では、実際に腰の骨(腰椎)はいくつあるのか?

一般的には腰椎は第1腰椎~第5腰椎までの5個であるが、1個多かったり1個少ないことある。
これを腰仙移行椎という。いちばん下の腰椎が、仙椎に近い形をしている場合(腰椎の仙椎化)と、その逆にいちばん上の仙椎があたかも腰椎のような形をしている場合(仙椎の腰椎化)がある。

では背骨全体では骨はいくつあるのか?
脊柱は24個(頸椎7個、胸椎12個、腰椎5個)の椎骨と仙骨・尾骨からなる。
これらの発生過程で胸椎の肋骨が退化したり、仙骨が癒合しきれずに腰椎化したりして脊椎数の異常は生じる。

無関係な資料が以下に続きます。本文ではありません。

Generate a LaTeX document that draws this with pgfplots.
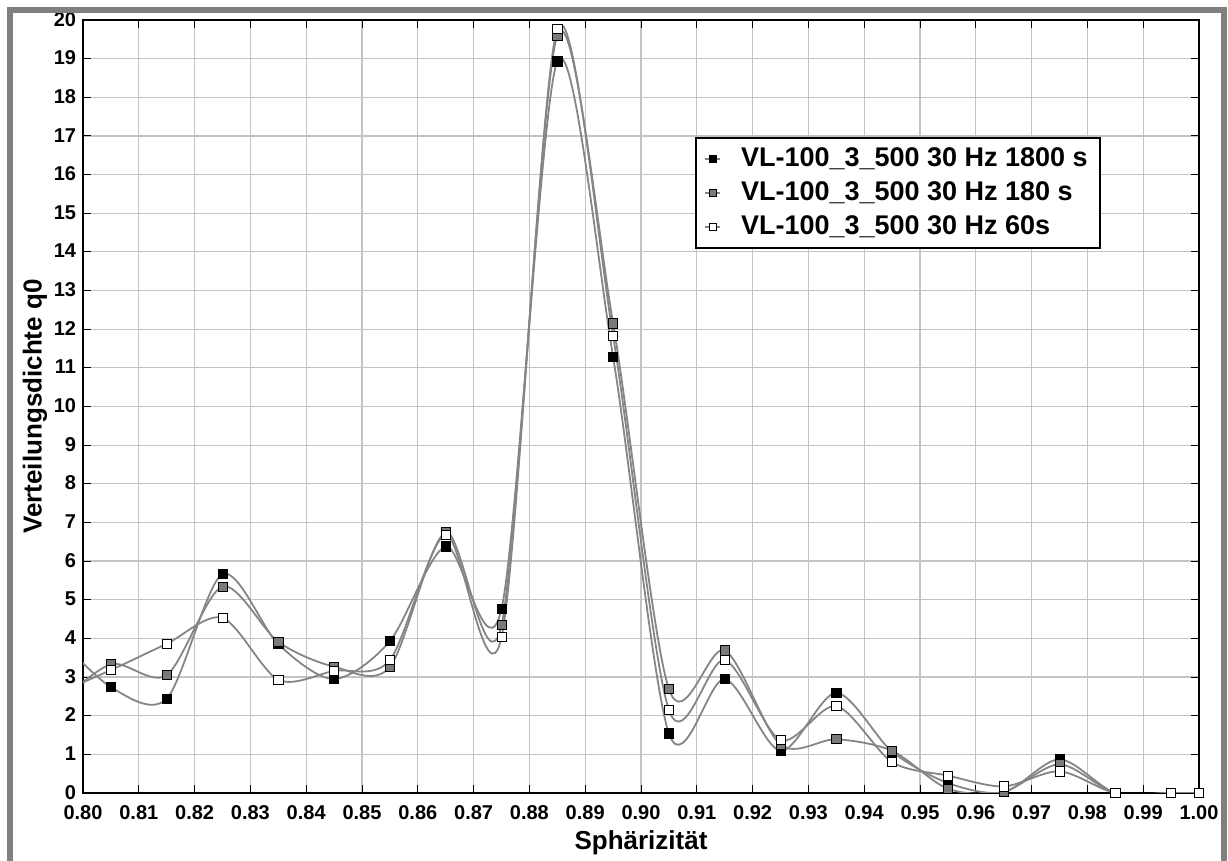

つまり実際の椎骨数に異常があるかは、全脊椎のレントゲンを撮って数えないとわからないのである。
717人が17胸腰椎(通常の12個の胸椎と5個の腰椎)を持っていて、26人が通常より多い18胸腰椎、5人が通常より少ない16胸腰椎だったという報告もある。
このデータによれば、10%弱の人には多かったり少なかったりするわけで、結構な頻度で腰椎の仙椎化と仙椎の腰椎化は一定の頻度で生じている。腰の骨が多い少ないに関する腰仙移行椎が病態と関連していることはもちろんある。しかし、腰痛のある人がレントゲンを撮った機会にたまたま発見されることが多く、症状と関連ないことの方が多いように感じる。